Task description ->
Go through the material and write it all out exactly, minus the pictures.

Given material ->
▬▬▬
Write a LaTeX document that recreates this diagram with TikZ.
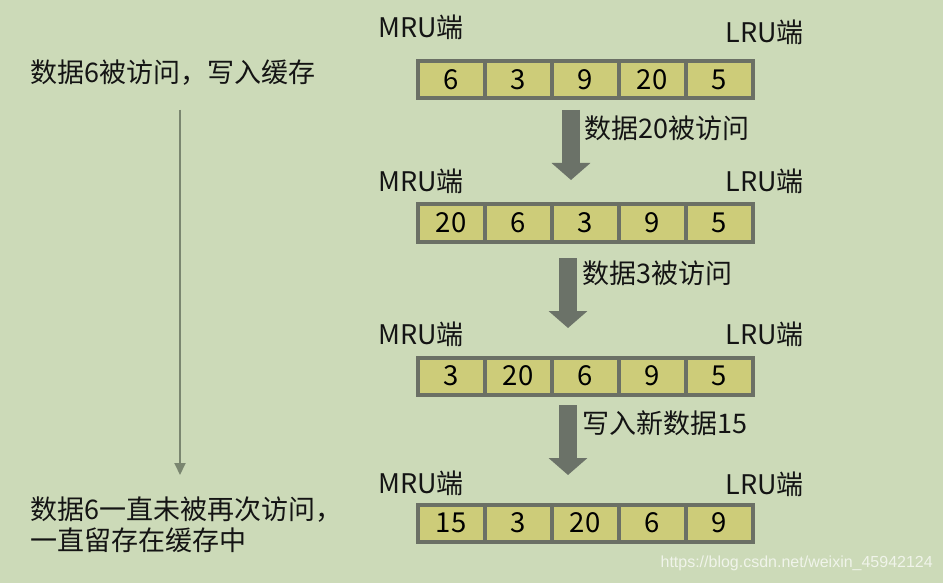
\documentclass[tikz,border=0pt]{standalone}
\usepackage{fontspec}
\newfontfamily\cjk{Noto Sans CJK SC}
\newfontfamily\wmfont{Liberation Sans}
\usetikzlibrary{arrows.meta,positioning}

\definecolor{fondvert}{RGB}{204,218,184}
\definecolor{casejaune}{RGB}{205,204,121}
\definecolor{cadre}{RGB}{107,112,101}
\definecolor{fleche}{RGB}{107,114,104}
\definecolor{flechefine}{RGB}{122,134,112}

\begin{document}
\begin{tikzpicture}[
    x=1pt, y=-1pt,
    font=\cjk\fontsize{27}{31}\selectfont,
    cell/.style={draw=cadre, fill=casejaune, line width=4pt, minimum width=67pt, minimum height=37pt, inner sep=0pt, outer sep=0pt, text=black, font=\cjk\fontsize{27.5}{31}\selectfont},
    endlabel/.style={inner sep=0pt, text=black!92},
    steplabel/.style={inner sep=0pt, anchor=west, text=black!92},
    bigarrow/.style={draw=fleche, line width=18pt, -{Triangle[width=38pt,length=17pt]}},
    thinarrow/.style={draw=flechefine, line width=2pt, -{Triangle[width=11pt,length=12pt]}}
]

    % Fond
    \fill[fondvert] (0,0) rectangle (943,583);
    \useasboundingbox (0,0) rectangle (943,583);

    % Colonne gauche : chronologie
    \node[endlabel, anchor=west] (debut) at (30,73) {数据6被访问，写入缓存};
    \node[endlabel, anchor=west, align=left] (fin) at (30,525) {数据6一直未被再次访问，\\一直留存在缓存中};
    \coordinate (tdebut) at (180,110);
    \coordinate (tfin) at (180,475);
    \draw[thinarrow] (tdebut) -- (tfin);

    % Ligne 1
    \node[endlabel, anchor=west] (mru1) at (378,27) {MRU端};
    \node[endlabel, anchor=east] (lru1) at (804,32) {LRU端};
    \foreach \v [count=\i] in {6,3,9,20,5}
        \node[cell] (r1c\i) at ({384+67*\i},80) {\v};

    % Ligne 2
    \node[endlabel, anchor=west] (mru2) at (378,181) {MRU端};
    \node[endlabel, anchor=east] (lru2) at (804,181) {LRU端};
    \foreach \v [count=\i] in {20,6,3,9,5}
        \node[cell] (r2c\i) at ({384+67*\i},223) {\v};

    % Ligne 3
    \node[endlabel, anchor=west] (mru3) at (378,334) {MRU端};
    \node[endlabel, anchor=east] (lru3) at (804,334) {LRU端};
    \foreach \v [count=\i] in {3,20,6,9,5}
        \node[cell] (r3c\i) at ({384+67*\i},376) {\v};

    % Ligne 4
    \node[endlabel, anchor=west] (mru4) at (378,483) {MRU端};
    \node[endlabel, anchor=east] (lru4) at (804,484) {LRU端};
    \foreach \v [count=\i] in {15,3,20,6,9}
        \node[cell] (r4c\i) at ({384+67*\i},523) {\v};

    % Flèches entre les lignes
    \coordinate (f1a) at (571,110);
    \coordinate (f1b) at (571,180);
    \draw[bigarrow] (f1a) -- (f1b);
    \node[steplabel] (e1) at (584,128) {数据20被访问};

    \coordinate (f2a) at (568,258);
    \coordinate (f2b) at (568,328);
    \draw[bigarrow] (f2a) -- (f2b);
    \node[steplabel] (e2) at (582,273) {数据3被访问};

    \coordinate (f3a) at (568,405);
    \coordinate (f3b) at (568,475);
    \draw[bigarrow] (f3a) -- (f3b);
    \node[steplabel] (e3) at (582,423) {写入新数据15};

    % Filigrane
    \node[inner sep=0pt, anchor=east, font=\wmfont\fontsize{16}{18}\selectfont, text=white!70!fondvert] (wm) at (933,563) {https://blog.csdn.net/weixin\_45942124};

\end{tikzpicture}
\end{document}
▬▬▬
Completed exercise ->
Write a LaTeX document that recreates this diagram with TikZ.
\documentclass[tikz,border=0pt]{standalone}
\usepackage{fontspec}
\newfontfamily\cjk{Noto Sans CJK SC}
\newfontfamily\wmfont{Liberation Sans}
\usetikzlibrary{arrows.meta,positioning}

\definecolor{fondvert}{RGB}{204,218,184}
\definecolor{casejaune}{RGB}{205,204,121}
\definecolor{cadre}{RGB}{107,112,101}
\definecolor{fleche}{RGB}{107,114,104}
\definecolor{flechefine}{RGB}{122,134,112}

\begin{document}
\begin{tikzpicture}[
    x=1pt, y=-1pt,
    font=\cjk\fontsize{27}{31}\selectfont,
    cell/.style={draw=cadre, fill=casejaune, line width=4pt, minimum width=67pt, minimum height=37pt, inner sep=0pt, outer sep=0pt, text=black, font=\cjk\fontsize{27.5}{31}\selectfont},
    endlabel/.style={inner sep=0pt, text=black!92},
    steplabel/.style={inner sep=0pt, anchor=west, text=black!92},
    bigarrow/.style={draw=fleche, line width=18pt, -{Triangle[width=38pt,length=17pt]}},
    thinarrow/.style={draw=flechefine, line width=2pt, -{Triangle[width=11pt,length=12pt]}}
]

    % Fond
    \fill[fondvert] (0,0) rectangle (943,583);
    \useasboundingbox (0,0) rectangle (943,583);

    % Colonne gauche : chronologie
    \node[endlabel, anchor=west] (debut) at (30,73) {数据6被访问，写入缓存};
    \node[endlabel, anchor=west, align=left] (fin) at (30,525) {数据6一直未被再次访问，\\一直留存在缓存中};
    \coordinate (tdebut) at (180,110);
    \coordinate (tfin) at (180,475);
    \draw[thinarrow] (tdebut) -- (tfin);

    % Ligne 1
    \node[endlabel, anchor=west] (mru1) at (378,27) {MRU端};
    \node[endlabel, anchor=east] (lru1) at (804,32) {LRU端};
    \foreach \v [count=\i] in {6,3,9,20,5}
        \node[cell] (r1c\i) at ({384+67*\i},80) {\v};

    % Ligne 2
    \node[endlabel, anchor=west] (mru2) at (378,181) {MRU端};
    \node[endlabel, anchor=east] (lru2) at (804,181) {LRU端};
    \foreach \v [count=\i] in {20,6,3,9,5}
        \node[cell] (r2c\i) at ({384+67*\i},223) {\v};

    % Ligne 3
    \node[endlabel, anchor=west] (mru3) at (378,334) {MRU端};
    \node[endlabel, anchor=east] (lru3) at (804,334) {LRU端};
    \foreach \v [count=\i] in {3,20,6,9,5}
        \node[cell] (r3c\i) at ({384+67*\i},376) {\v};

    % Ligne 4
    \node[endlabel, anchor=west] (mru4) at (378,483) {MRU端};
    \node[endlabel, anchor=east] (lru4) at (804,484) {LRU端};
    \foreach \v [count=\i] in {15,3,20,6,9}
        \node[cell] (r4c\i) at ({384+67*\i},523) {\v};

    % Flèches entre les lignes
    \coordinate (f1a) at (571,110);
    \coordinate (f1b) at (571,180);
    \draw[bigarrow] (f1a) -- (f1b);
    \node[steplabel] (e1) at (584,128) {数据20被访问};

    \coordinate (f2a) at (568,258);
    \coordinate (f2b) at (568,328);
    \draw[bigarrow] (f2a) -- (f2b);
    \node[steplabel] (e2) at (582,273) {数据3被访问};

    \coordinate (f3a) at (568,405);
    \coordinate (f3b) at (568,475);
    \draw[bigarrow] (f3a) -- (f3b);
    \node[steplabel] (e3) at (582,423) {写入新数据15};

    % Filigrane
    \node[inner sep=0pt, anchor=east, font=\wmfont\fontsize{16}{18}\selectfont, text=white!70!fondvert] (wm) at (933,563) {https://blog.csdn.net/weixin\_45942124};

\end{tikzpicture}
\end{document}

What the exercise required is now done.